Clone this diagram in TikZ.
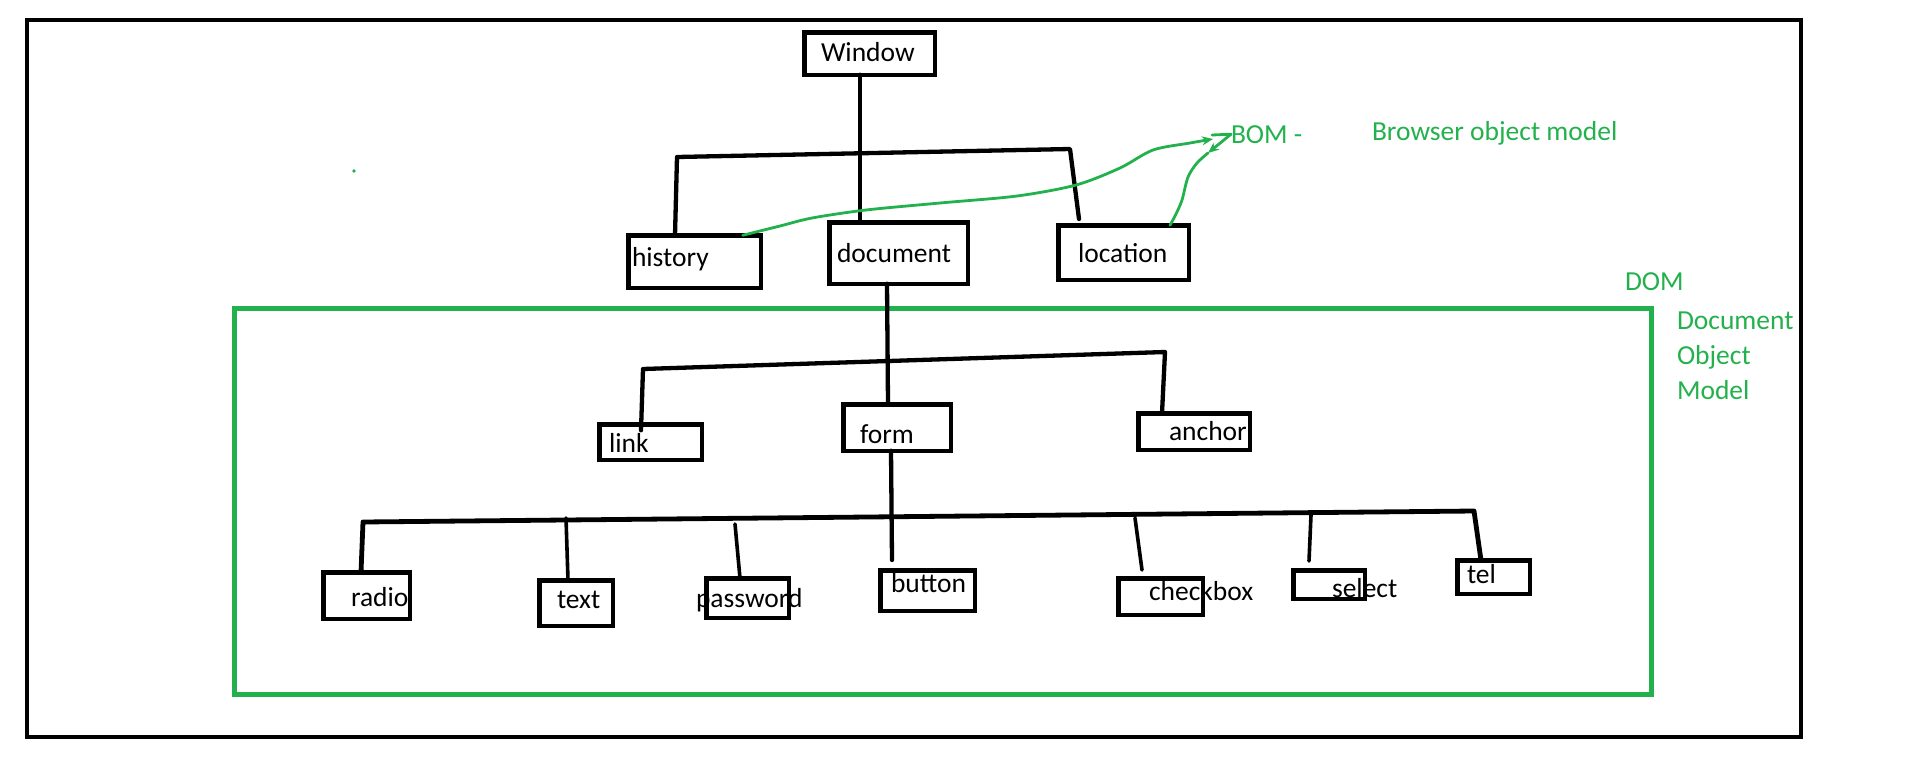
\documentclass[tikz,border=0pt]{standalone}
\usepackage{fontspec}
\setmainfont{Carlito}
\usetikzlibrary{arrows.meta}
\definecolor{pgreen}{RGB}{34,177,76}
\begin{document}
\begin{tikzpicture}[x=1pt,y=-1pt,
  nodebox/.style={draw, line width=4.5pt, inner sep=0pt, outer sep=0pt},
  lbl/.style={anchor=base west, inner sep=0pt, outer sep=0pt, font=\fontsize{27.5}{33}\selectfont},
  glbl/.style={lbl, text=pgreen},
  conn/.style={line width=4.3pt, line cap=round, line join=round},
  thin conn/.style={line width=3.6pt, line cap=round, line join=round},
  gline/.style={draw=pgreen, line width=2.8pt, line cap=round, line join=round},
  gtip/.style={-{Stealth[length=11pt,width=9pt]}}
]
\useasboundingbox (0,0) rectangle (1914,782);
% frames
\draw[line width=4.8pt] (27,20) rectangle (1801,737);
\draw[draw=pgreen, line width=5pt] (234.5,308.5) rectangle (1651.5,694.5);

% boxes
\node[nodebox, minimum width=130.5pt, minimum height=42.5pt] (win) at (869.5,53.5) {};
\node[nodebox, minimum width=132.5pt, minimum height=52.5pt] (hist) at (694.5,261.5) {};
\node[nodebox, minimum width=138.5pt, minimum height=61.5pt] (doc) at (898.5,253) {};
\node[nodebox, minimum width=130.5pt, minimum height=54.5pt] (loc) at (1123.5,252.5) {};
\node[nodebox, minimum width=102.5pt, minimum height=35.5pt] (link) at (650.5,442) {};
\node[nodebox, minimum width=107.5pt, minimum height=46.5pt] (form) at (897,427.5) {};
\node[nodebox, minimum width=111.5pt, minimum height=36.5pt] (anc) at (1194,431.5) {};
\node[nodebox, minimum width=86.5pt, minimum height=46.5pt] (radio) at (366.5,595.5) {};
\node[nodebox, minimum width=73.5pt, minimum height=45.5pt] (txt) at (576,603) {};
\node[nodebox, minimum width=82.5pt, minimum height=39.5pt] (pass) at (747.5,598) {};
\node[nodebox, minimum width=94.5pt, minimum height=40.5pt] (btn) at (927.5,590.5) {};
\node[nodebox, minimum width=84.5pt, minimum height=36.5pt] (chk) at (1160.5,596.5) {};
\node[nodebox, minimum width=71.5pt, minimum height=28.5pt] (sel) at (1329,584.5) {};
\node[nodebox, minimum width=72.5pt, minimum height=33.5pt] (tel) at (1493.5,577) {};

% labels
\node[lbl] (winT) at (821,61) {Window};
\node[lbl] (histT) at (632,266) {history};
\node[lbl] (docT) at (837,262) {document};
\node[lbl] (locT) at (1078,262) {location};
\node[lbl] (linkT) at (609,452) {link};
\node[lbl] (formT) at (860,443) {form};
\node[lbl] (ancT) at (1169,440) {anchor};
\node[lbl] (radioT) at (351,606) {radio};
\node[lbl] (txtT) at (557,608) {text};
\node[lbl] (passT) at (696,607) {password};
\node[lbl] (btnT) at (891,592) {button};
\node[lbl] (chkT) at (1149,600) {checkbox};
\node[lbl] (selT) at (1332,597) {select};
\node[lbl] (telT) at (1467,583) {tel};

% level 1
\coordinate (b1L) at (677,157);
\coordinate (b1R) at (1070,149);
\coordinate (locTip) at (1079,219);
\draw[conn] ([xshift=-9.5pt]win.south) -- ([xshift=-38.5pt]doc.north);
\draw[conn] ([xshift=-19.5pt]hist.north) -- (b1L) -- (b1R) -- (locTip);

% level 2
\coordinate (b2L) at (643,369);
\coordinate (b2R) at (1165,352);
\draw[conn] ([xshift=-11.5pt]doc.south) -- ([xshift=-9pt]form.north);
\draw[conn] ([xshift=-9.5pt,yshift=-6pt]link.north) -- (b2L) -- (b2R) -- ([xshift=-32pt]anc.north);

% level 3
\coordinate (btnTip) at (892,560);
\coordinate (b3L) at (363,522);
\coordinate (b3R) at (1474,511);
\coordinate (tTop) at (566,518);
\coordinate (pTop) at (735,524);
\coordinate (cTop) at (1135,518);
\coordinate (cBot) at (1142,570);
\coordinate (sTop) at (1311,515);
\coordinate (sBot) at (1309,561);
\draw[conn] ([xshift=-6pt]form.south) -- (btnTip);
\draw[conn, line width=4.8pt] ([xshift=-5.5pt]radio.north) -- (b3L) -- (b3R) -- ([xshift=-12.5pt]tel.north);
\draw[thin conn] (tTop) -- ([xshift=-8pt]txt.north);
\draw[thin conn] (pTop) -- ([xshift=-7.5pt]pass.north);
\draw[thin conn] (cTop) -- (cBot);
\draw[thin conn] (sTop) -- (sBot);

% green annotations
\node[glbl] (bom) at (1231,143) {BOM -};
\node[glbl] (bomD) at (1372,140) {Browser object model};
\node[glbl] (dom) at (1625,290) {DOM};
\node[glbl] (domD1) at (1677,329) {Document};
\node[glbl] (domD2) at (1677,364) {Object};
\node[glbl] (domD3) at (1677,399) {Model};

\coordinate (g1tip) at (1213,139);
\coordinate (g2tip) at (1208,153);
\draw[gline, gtip] plot[smooth, tension=0.5] coordinates {([xshift=-18pt]hist.north east) (780,226) (812,218) (866,210) (940,203) (1017,196) (1076,185) (1120,168) (1153,150) (1190,143) (g1tip)};
\draw[gline] ([xshift=-1pt,yshift=4pt]g1tip) -- (bom.west);
\draw[gline, gtip] (bom.west) -- (g2tip);
\draw[gline] plot[smooth, tension=0.5] coordinates {(g2tip) (1197,163) (1188,177) (1182,200) (1176,214) ([xshift=46.5pt]loc.north)};
\fill[pgreen] (354,171) circle (1.8pt);
\end{tikzpicture}
\end{document}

◆ ◆ ◆

EXERCISE AIM: The material above must be printed exactly, with its pictures left out.

WORKED ANSWER:
Clone this diagram in TikZ.
\documentclass[tikz,border=0pt]{standalone}
\usepackage{fontspec}
\setmainfont{Carlito}
\usetikzlibrary{arrows.meta}
\definecolor{pgreen}{RGB}{34,177,76}
\begin{document}
\begin{tikzpicture}[x=1pt,y=-1pt,
  nodebox/.style={draw, line width=4.5pt, inner sep=0pt, outer sep=0pt},
  lbl/.style={anchor=base west, inner sep=0pt, outer sep=0pt, font=\fontsize{27.5}{33}\selectfont},
  glbl/.style={lbl, text=pgreen},
  conn/.style={line width=4.3pt, line cap=round, line join=round},
  thin conn/.style={line width=3.6pt, line cap=round, line join=round},
  gline/.style={draw=pgreen, line width=2.8pt, line cap=round, line join=round},
  gtip/.style={-{Stealth[length=11pt,width=9pt]}}
]
\useasboundingbox (0,0) rectangle (1914,782);
% frames
\draw[line width=4.8pt] (27,20) rectangle (1801,737);
\draw[draw=pgreen, line width=5pt] (234.5,308.5) rectangle (1651.5,694.5);

% boxes
\node[nodebox, minimum width=130.5pt, minimum height=42.5pt] (win) at (869.5,53.5) {};
\node[nodebox, minimum width=132.5pt, minimum height=52.5pt] (hist) at (694.5,261.5) {};
\node[nodebox, minimum width=138.5pt, minimum height=61.5pt] (doc) at (898.5,253) {};
\node[nodebox, minimum width=130.5pt, minimum height=54.5pt] (loc) at (1123.5,252.5) {};
\node[nodebox, minimum width=102.5pt, minimum height=35.5pt] (link) at (650.5,442) {};
\node[nodebox, minimum width=107.5pt, minimum height=46.5pt] (form) at (897,427.5) {};
\node[nodebox, minimum width=111.5pt, minimum height=36.5pt] (anc) at (1194,431.5) {};
\node[nodebox, minimum width=86.5pt, minimum height=46.5pt] (radio) at (366.5,595.5) {};
\node[nodebox, minimum width=73.5pt, minimum height=45.5pt] (txt) at (576,603) {};
\node[nodebox, minimum width=82.5pt, minimum height=39.5pt] (pass) at (747.5,598) {};
\node[nodebox, minimum width=94.5pt, minimum height=40.5pt] (btn) at (927.5,590.5) {};
\node[nodebox, minimum width=84.5pt, minimum height=36.5pt] (chk) at (1160.5,596.5) {};
\node[nodebox, minimum width=71.5pt, minimum height=28.5pt] (sel) at (1329,584.5) {};
\node[nodebox, minimum width=72.5pt, minimum height=33.5pt] (tel) at (1493.5,577) {};

% labels
\node[lbl] (winT) at (821,61) {Window};
\node[lbl] (histT) at (632,266) {history};
\node[lbl] (docT) at (837,262) {document};
\node[lbl] (locT) at (1078,262) {location};
\node[lbl] (linkT) at (609,452) {link};
\node[lbl] (formT) at (860,443) {form};
\node[lbl] (ancT) at (1169,440) {anchor};
\node[lbl] (radioT) at (351,606) {radio};
\node[lbl] (txtT) at (557,608) {text};
\node[lbl] (passT) at (696,607) {password};
\node[lbl] (btnT) at (891,592) {button};
\node[lbl] (chkT) at (1149,600) {checkbox};
\node[lbl] (selT) at (1332,597) {select};
\node[lbl] (telT) at (1467,583) {tel};

% level 1
\coordinate (b1L) at (677,157);
\coordinate (b1R) at (1070,149);
\coordinate (locTip) at (1079,219);
\draw[conn] ([xshift=-9.5pt]win.south) -- ([xshift=-38.5pt]doc.north);
\draw[conn] ([xshift=-19.5pt]hist.north) -- (b1L) -- (b1R) -- (locTip);

% level 2
\coordinate (b2L) at (643,369);
\coordinate (b2R) at (1165,352);
\draw[conn] ([xshift=-11.5pt]doc.south) -- ([xshift=-9pt]form.north);
\draw[conn] ([xshift=-9.5pt,yshift=-6pt]link.north) -- (b2L) -- (b2R) -- ([xshift=-32pt]anc.north);

% level 3
\coordinate (btnTip) at (892,560);
\coordinate (b3L) at (363,522);
\coordinate (b3R) at (1474,511);
\coordinate (tTop) at (566,518);
\coordinate (pTop) at (735,524);
\coordinate (cTop) at (1135,518);
\coordinate (cBot) at (1142,570);
\coordinate (sTop) at (1311,515);
\coordinate (sBot) at (1309,561);
\draw[conn] ([xshift=-6pt]form.south) -- (btnTip);
\draw[conn, line width=4.8pt] ([xshift=-5.5pt]radio.north) -- (b3L) -- (b3R) -- ([xshift=-12.5pt]tel.north);
\draw[thin conn] (tTop) -- ([xshift=-8pt]txt.north);
\draw[thin conn] (pTop) -- ([xshift=-7.5pt]pass.north);
\draw[thin conn] (cTop) -- (cBot);
\draw[thin conn] (sTop) -- (sBot);

% green annotations
\node[glbl] (bom) at (1231,143) {BOM -};
\node[glbl] (bomD) at (1372,140) {Browser object model};
\node[glbl] (dom) at (1625,290) {DOM};
\node[glbl] (domD1) at (1677,329) {Document};
\node[glbl] (domD2) at (1677,364) {Object};
\node[glbl] (domD3) at (1677,399) {Model};

\coordinate (g1tip) at (1213,139);
\coordinate (g2tip) at (1208,153);
\draw[gline, gtip] plot[smooth, tension=0.5] coordinates {([xshift=-18pt]hist.north east) (780,226) (812,218) (866,210) (940,203) (1017,196) (1076,185) (1120,168) (1153,150) (1190,143) (g1tip)};
\draw[gline] ([xshift=-1pt,yshift=4pt]g1tip) -- (bom.west);
\draw[gline, gtip] (bom.west) -- (g2tip);
\draw[gline] plot[smooth, tension=0.5] coordinates {(g2tip) (1197,163) (1188,177) (1182,200) (1176,214) ([xshift=46.5pt]loc.north)};
\fill[pgreen] (354,171) circle (1.8pt);
\end{tikzpicture}
\end{document}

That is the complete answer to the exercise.